The PSCC co-chairs are Vice President of Facilities Services Kyu Whang and Prof. Tim Fahey, natural resources. The committee includes representatives from the Cornell Center for a Sustainable Future, Human Resources, Campus Life and Facilities, as well as a graduate and undergraduate student.

“Coordination of environmental stewardship efforts on campus gained a great deal of momentum through the large investment we made in the preparation of the Climate Action Plan. We need to build immediately upon that work by extending and expanding it in the form of the PSCC. This new committee will coordinate a variety of programs being conducted by students, faculty and staff towards the common end of a more sustainable campus,” Fahey said in an e-mail.

“We want to be the voice of sustainability to the administration and advocate for the things that we ought to and should be doing,” Whang said. “We want to be an oversight group.”

According to Whang, the committe serves two functions.

“One is to make sure the necessary items in the Climate Action Plan are not forgotten about. We want to say focused on getting it up and running in the near future,” Whang said. “The second is to create a group that looks at sustainability more broadly. There are lots of groups around campus. We want the administration of the university to oversee sustainability initiatives across campus.”

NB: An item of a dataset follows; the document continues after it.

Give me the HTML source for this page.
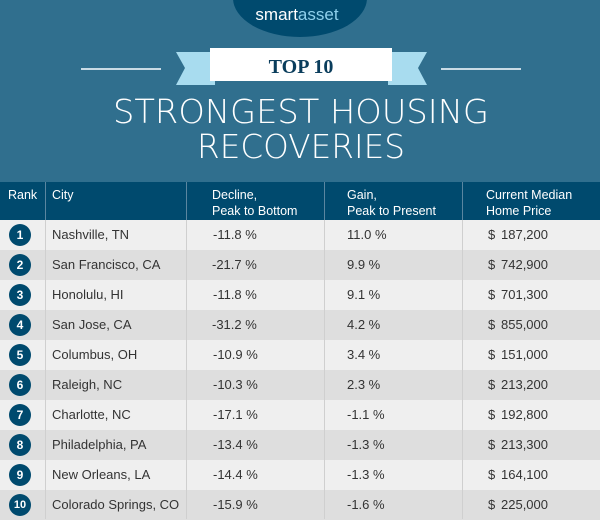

According to Roth there are ten different focus areas, which include energy, climate, water, food, purchasing, waste, transportation, buildings, land and people.

“At the meeting we went over the areas to focus on. We want to create sub-teams to assign to different initiatives,” Whang said. “The PSCC will serve as a coordinator. We will identify several areas to work on next year.”

The focus for the summer is to find leaders for working groups in the 10 areas, according to Roth.

“We want to create consistency across the areas. We need to find faculty, staff, and students to be involved,” Roth said. “We have plenty of volunteers. The next step is going to people and asking if they have time to commit to going to meetings on a regular basis. Our work is cut out for us in the short term.”

President David Skorton has requested annual reports to monitor the success of the efforts.

“We started with a baseline of 319,000 metric tons of CO2 per year in annual emissions,” Roth said. The goal for the University in the long-term is to bring this number down to zero.

The new combined heat and power plant brought CO2 emissions down 25 percent, according to Roth. This is a big step forward.

“The closer to zero, the harder it gets,” Roth said. “We know that with energy conservation measures in the next five years, there may be another substantial reduction, although it would require another large-scale project to take off another 25 percent.”

According to Roth, changes in the way the University produces and uses energy can get utilities close to zero, but areas such as transportation are more difficult, so the University needs a plan to offset the emissions.

Some options are to manage the forests to sequester carbon better, or to use local carbon offset programs off campus.

“We chose an approach that is different from other schools,” Roth said. “Some buy offsets off campus and declare themselves carbon neutral. We decided to invest in actually reducing emissions on campus.”

“The big question is: how are we going to make sure that we follow through and keep momentum going?” Roth said.

The first official function of the PSCC was granting the Partners in Sustainability Award to the New York State Energy, Research and Development Authority (NYSERDA), which co-funded the Climate Action Plan. The NYSERDA has granted $500,000 to the University, helped support the construction of Weill Hall, granted billions to sustainability research across the nation, and has a history of outreach through the Cornell Cooperative Extension.

“It was recognition for years of support during the years,” Whang said. “We hope to give the award annually to groups that have a significant impact on sustainability at Cornell. We hope to do more things like that in the future.”